You may qualify for the Adoption Tax Credit if you adopted a child and paid out-of-pocket expenses related to the adoption. If payments were made prior to the year the adoption became final, the credit is generally allowed for the year following the year of payment. However, it’s good to keep in mind that this credit is not available for any reimbursed expense.
If you pay for day care expenses for your children or disabled adult dependents, you may be eligible for the Child & Dependent Care Tax Credit. Basically, the credit reduces the taxes based on how much you spent on these types of services. The credit is typically up to $3,000 for one dependent or $6,000 for two or more dependents.
Here are a few limited-time tax credits that you may also want to consider:
- American Opportunity Tax Credit (2009 through 2012 only) This tax credit provides up to $2,500 to people who are pursuing undergraduate education. This credit is said to replace (or expand on) the former Hope credit. However, it is only scheduled to be effective for the years 2009 and 2010.
- Making Work Pay Tax Credit (2009 and 2010 only) Depending on how you receive your income, this $400 credit may be automatically added to your pay checks in the amount of roughly $33 a month. However, if you are a sole proprietor or contractor who doesn’t have your taxes automatically deducted from your income, you could claim this credit when filing your tax return.
- First-Time Homebuyer Tax Credit (2009 and 2010 only) This is another credit that is only offered for a limited time, but is a handsome credit.

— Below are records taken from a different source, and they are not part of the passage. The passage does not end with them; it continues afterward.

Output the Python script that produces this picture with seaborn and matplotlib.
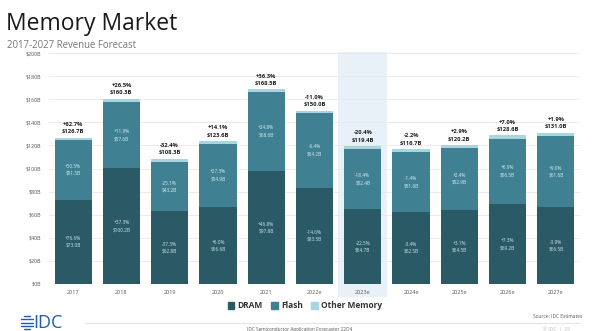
import matplotlib
matplotlib.use("Agg")
import matplotlib.pyplot as plt
from matplotlib.patches import Rectangle
import seaborn as sns
import pandas as pd
import numpy as np

years = ["2017", "2018", "2019", "2020", "2021", "2022e", "2023e", "2024e", "2025e", "2026e", "2027e"]
dram = [73.0, 100.2, 62.8, 66.6, 97.8, 83.5, 64.7, 62.5, 64.5, 69.2, 66.5]
flash = [51.5, 57.6, 43.2, 54.9, 68.6, 64.2, 52.4, 51.6, 52.9, 56.5, 61.6]
total = [126.7, 160.3, 108.3, 123.6, 168.5, 150.0, 119.4, 116.7, 120.2, 128.6, 131.0]
dram_growth = ["+76.6%", "+37.3%", "-37.3%", "+6.0%", "+46.8%", "-14.6%", "-22.5%", "-3.4%", "+3.1%", "+7.3%", "-3.9%"]
flash_growth = ["+50.5%", "+11.9%", "-25.1%", "+27.3%", "+24.8%", "-6.4%", "-18.4%", "-1.4%", "+2.4%", "+6.9%", "+9.0%"]
total_growth = ["+62.7%", "+26.5%", "-32.4%", "+14.1%", "+36.3%", "-11.0%", "-20.4%", "-2.2%", "+2.9%", "+7.0%", "+1.9%"]
yticks = [0, 20, 40, 60, 80, 100, 120, 140, 160, 180, 200]
highlight_year = "2023e"

c_dram = "#2b5a67"
c_flash = "#3f8193"
c_other = "#a8d5df"

df = pd.DataFrame({"year": years, "dram": dram, "flash": flash, "total": total})
df["df"] = df["dram"] + df["flash"]

sns.set_style("white")
plt.rcParams["font.family"] = ["Open Sans", "DejaVu Sans"]

fig = plt.figure(figsize=(6.0, 3.31), dpi=100)
ax = fig.add_axes([49/600, 1-284/331, (580-49)/600, (284-53)/331])

# highlight column
hi = years.index(highlight_year)
ax.add_patch(Rectangle((hi-0.51, -11.5), 1.02, 212.5, facecolor="#e8f0f8", edgecolor="none",
                       clip_on=False, zorder=0))

w = 0.77
for col, c, z in [("total", c_other, 2), ("df", c_flash, 3), ("dram", c_dram, 4)]:
    sns.barplot(data=df, x="year", y=col, color=c, width=w, saturation=1, ax=ax, zorder=z,
                linewidth=0, edgecolor="none")

ax.set_ylim(0, 200)
ax.set_xlim(-0.5, len(years)-0.5)
ax.set_yticks(yticks)
ax.set_yticklabels([f"${v}B" for v in yticks])
ax.set_xlabel("")
ax.set_ylabel("")
ax.tick_params(axis="y", labelsize=3.8, colors="#555555", length=0, pad=6)
ax.tick_params(axis="x", labelsize=4, colors="#555555", length=0, pad=4)
ax.grid(axis="y", color="#e8e8e8", linewidth=0.6, zorder=0)
ax.set_axisbelow(True)
for s in ax.spines.values():
    s.set_visible(False)
ax.patch.set_alpha(0)

for i in range(len(years)):
    ax.text(i, dram[i]/2, f"{dram_growth[i]}\n${dram[i]:.1f}B", ha="center", va="center",
            fontsize=3.4, color="#cfe3e8", linespacing=1.5, zorder=6)
    ax.text(i, dram[i] + flash[i]/2, f"{flash_growth[i]}\n${flash[i]:.1f}B", ha="center", va="center",
            fontsize=3.4, color="#d8ecf1", linespacing=1.5, zorder=6)
    ax.text(i, total[i] + 3, f"{total_growth[i]}\n${total[i]:.1f}B", ha="center", va="bottom",
            fontsize=4.2, color="#222222", fontweight="bold", linespacing=1.6, zorder=6)

# titles
fig.text(6/600, 1-24/331, "Memory Market", fontsize=16.5, color="#1a1a1a", va="center", ha="left")
fig.text(7/600, 1-45/331, "2017-2027 Revenue Forecast", fontsize=6.9, color="#777777", va="center", ha="left")

# legend
handles = [Rectangle((0, 0), 1, 1, color=c) for c in [c_dram, c_flash, c_other]]
fig.legend(handles, ["DRAM", "Flash", "Other Memory"], loc="center", bbox_to_anchor=(305/600, 1-306/331),
           ncol=3, frameon=False, handlelength=0.8, handleheight=0.8, columnspacing=1.0,
           handletextpad=0.4, prop={"weight": "bold", "size": 6})
for t in fig.legends[0].get_texts():
    t.set_color("#333333")

# footer
fig.text(582/600, 1-316/331, "Source: IDC Estimates", fontsize=3.5, color="#555555", ha="right", va="center")
fig.add_artist(plt.Line2D([85/600, 580/600], [1-323/331, 1-323/331], color="#e5e5e5", linewidth=0.8))
fig.text(300/600, 1-330/331, "IDC Semiconductor Application Forecaster 22Q4", fontsize=3.4, color="#555555",
         ha="center", va="center")
fig.text(570/600, 1-329/331, "© IDC  |  25", fontsize=3.6, color="#bbbbbb", ha="right", va="center")
# logo
fig.text(33/600, 1-323/331, "IDC", fontsize=13, color="#1d5fae", ha="left", va="center")
lax = fig.add_axes([20/600, 1-331/331, 14/600, 17/331])
lax.set_xlim(-1, 1); lax.set_ylim(-1, 1); lax.axis("off")
for yy in np.linspace(-0.75, 0.75, 5):
    xx = np.sqrt(max(0, 0.9**2 - yy**2))
    lax.plot([-xx, xx], [yy, yy], color="#1d5fae", linewidth=1.0)

fig.savefig("out.png", dpi=100)
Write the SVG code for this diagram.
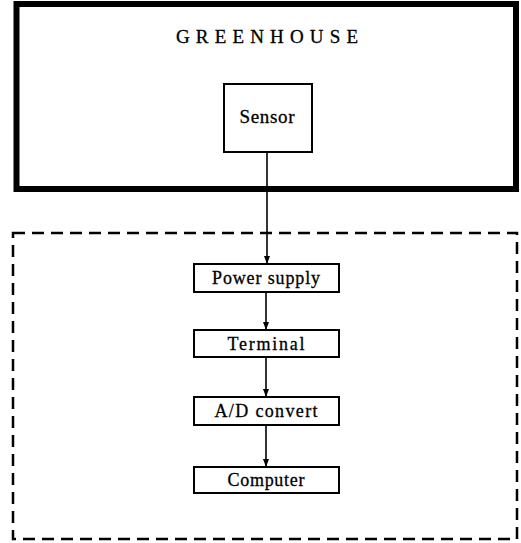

Originally, the First-Time Homebuyer Credit was a credit of up to $8,000 that was only available to homeowners buying their first home in 3 years or a longer period of time. However, this credit, which was set to expire in Nov. 2009, was extended to April 30, 2010 and now also offers up to $6,500 to homeowners who want to upgrade to bigger homes.
Because a tax credit is essentially free money, you don’t want to miss out on its benefits. So before filing your 2012 tax return, take advantage of the credits you qualify for.